Only the lines from the start of the data through the line containing "return (H - B - py) / PH" should be written out, exactly as they are, with both ends included and the pictures left out.

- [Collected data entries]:
**********

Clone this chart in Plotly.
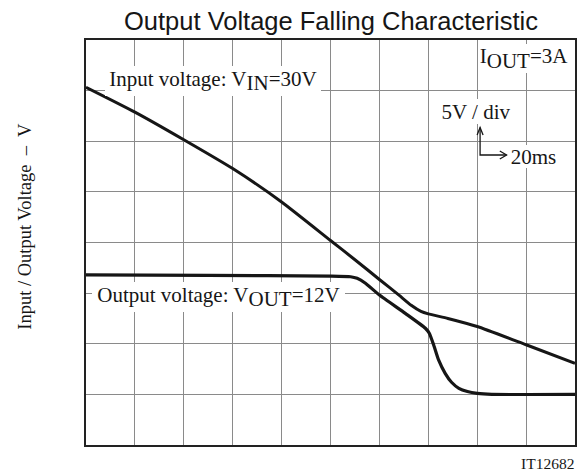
import plotly.graph_objects as go

# time axis (ms), 20 ms/div ; voltage axis (V), 5 V/div
input_t = [0, 20, 40, 60, 80, 100, 110, 120, 128, 133, 137, 140, 148, 160, 180, 200]
input_v = [30.33, 27.88, 25.15, 22.3, 19.0, 15.2, 13.3, 11.35, 9.8, 8.8, 8.2, 7.95, 7.5, 6.7, 4.9, 3.07]

output_t = [0, 50, 100, 108.2, 110.9, 114.3, 120, 130.6, 138.8, 140.4, 142.2, 144.2, 146.9,
            149.5, 152.5, 156, 160, 166, 200]
output_v = [11.8, 11.75, 11.68, 11.62, 11.46, 10.97, 9.81, 8.0, 6.53, 6.03, 4.88, 3.4, 2.08,
            1.2, 0.6, 0.28, 0.1, 0.0, 0.0]

x_range = [0, 200]
y_range = [-5, 35]
x_step = 20
y_step = 5

W, H = 585, 475
L, R, T, B = 86, 8, 40, 30
PW, PH = W - L - R, H - T - B


def xp(px):
    return (px - L) / PW


def yp(py):
    return (H - B - py) / PH


def xd(px):
    return x_range[0] + (px - L) / PW * (x_range[1] - x_range[0])


def yd(py):
    return y_range[0] + (H - B - py) / PH * (y_range[1] - y_range[0])


serif = "Liberation Serif, Times New Roman, serif"
sans = "Liberation Sans, Arial, sans-serif"
txt = "#161616"

fig = go.Figure()
fig.add_trace(go.Scatter(x=input_t, y=input_v, mode="lines",
                         line=dict(color="#161616", width=3, shape="spline", smoothing=0.5),
                         hoverinfo="skip", showlegend=False))
fig.add_trace(go.Scatter(x=output_t, y=output_v, mode="lines",
                         line=dict(color="#161616", width=3.2, shape="spline", smoothing=0.5),
                         hoverinfo="skip", showlegend=False))

FS = 21


def sub(s, size=FS):
    return '<sub><span style="font-size:%dpx">%s</span></sub>' % (size, s)


annotations = []


def box(text, x0, x1, y0, y1, align="left", size=FS):
    annotations.append(dict(
        text=text, xref="paper", yref="paper",
        x=xp((x0 + x1) / 2), y=yp((y0 + y1) / 2),
        xanchor="center", yanchor="middle",
        width=x1 - x0, height=y1 - y0, align=align, valign="middle",
        showarrow=False, bgcolor="white", borderpad=0, borderwidth=0,
        font=dict(family=serif, size=size, color=txt)))


box("Input voltage: V" + sub("IN") + "=30V", 106, 322, 66, 96, align="center")
box("Output voltage: V" + sub("OUT") + "=12V", 93, 346, 282, 312, align="center")
box("I" + sub("OUT") + "=3A", 480, 572, 44, 73, align="center")
box("5V / div", 441, 515, 99, 124, align="center")
box("20ms", 510, 561, 145, 168, align="center")

annotations.append(dict(
    text="IT12682", xref="paper", yref="paper", x=xp(578), y=yp(463),
    xanchor="right", yanchor="middle", showarrow=False,
    font=dict(family=serif, size=15.5, color=txt)))

annotations.append(dict(
    text="Input / Output Voltage  \u2013  V", xref="paper", yref="paper",
    x=xp(24), y=yp(226.5), xanchor="center", yanchor="middle", textangle=-90,
    showarrow=False, font=dict(family=serif, size=18.5, color=txt)))

annotations.append(dict(
    text="Output Voltage Falling Characteristic", xref="paper", yref="paper",
    x=xp(331.5), y=yp(21), xanchor="center", yanchor="middle",
    showarrow=False, font=dict(family=sans, size=25.5, color=txt)))

# scale arrow (5V/div up, 20ms right)
ax0, ay0 = 481.7, 155
path = "M %f,%f L %f,%f L %f,%f" % (xd(ax0), yd(127.5), xd(ax0), yd(ay0), xd(508.3), yd(ay0))
head_up = "M %f,%f L %f,%f L %f,%f" % (xd(478.7), yd(135), xd(ax0), yd(127.5), xd(484.7), yd(135))
head_r = "M %f,%f L %f,%f L %f,%f" % (xd(501.5), yd(151), xd(508.3), yd(ay0), xd(501.5), yd(159))
shapes = [dict(type="path", path=p, xref="x", yref="y", line=dict(color=txt, width=1.3))
          for p in (path, head_up, head_r)]

fig.update_layout(
    width=W, height=H,
    margin=dict(l=L, r=R, t=T, b=B),
    paper_bgcolor="white", plot_bgcolor="white",
    annotations=annotations, shapes=shapes,
    xaxis=dict(range=x_range, dtick=x_step, tick0=0, showticklabels=False, ticks="",
               showgrid=True, gridcolor="#8a8a8a", gridwidth=1.3, zeroline=False,
               showline=True, linecolor="#222", linewidth=1.5, mirror=True, fixedrange=True),
    yaxis=dict(range=y_range, dtick=y_step, tick0=0, showticklabels=False, ticks="",
               showgrid=True, gridcolor="#8a8a8a", gridwidth=1.3, zeroline=False,
               showline=True, linecolor="#222", linewidth=1.5, mirror=True, fixedrange=True),
)

fig.write_html("out.html", config={"displayModeBar": False},
               post_script="document.body.style.margin='0';document.body.style.overflow='hidden';")
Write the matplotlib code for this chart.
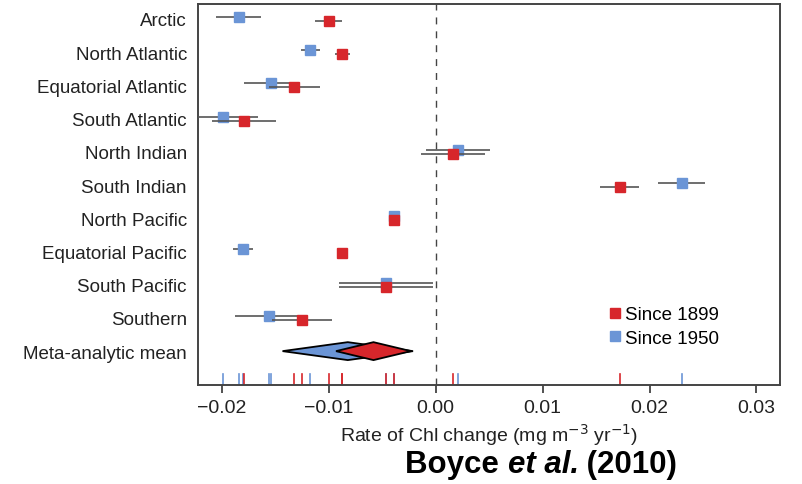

**********

- [Answer to the exercise]:
Clone this chart in Plotly.
import plotly.graph_objects as go

# time axis (ms), 20 ms/div ; voltage axis (V), 5 V/div
input_t = [0, 20, 40, 60, 80, 100, 110, 120, 128, 133, 137, 140, 148, 160, 180, 200]
input_v = [30.33, 27.88, 25.15, 22.3, 19.0, 15.2, 13.3, 11.35, 9.8, 8.8, 8.2, 7.95, 7.5, 6.7, 4.9, 3.07]

output_t = [0, 50, 100, 108.2, 110.9, 114.3, 120, 130.6, 138.8, 140.4, 142.2, 144.2, 146.9,
            149.5, 152.5, 156, 160, 166, 200]
output_v = [11.8, 11.75, 11.68, 11.62, 11.46, 10.97, 9.81, 8.0, 6.53, 6.03, 4.88, 3.4, 2.08,
            1.2, 0.6, 0.28, 0.1, 0.0, 0.0]

x_range = [0, 200]
y_range = [-5, 35]
x_step = 20
y_step = 5

W, H = 585, 475
L, R, T, B = 86, 8, 40, 30
PW, PH = W - L - R, H - T - B


def xp(px):
    return (px - L) / PW


def yp(py):
    return (H - B - py) / PH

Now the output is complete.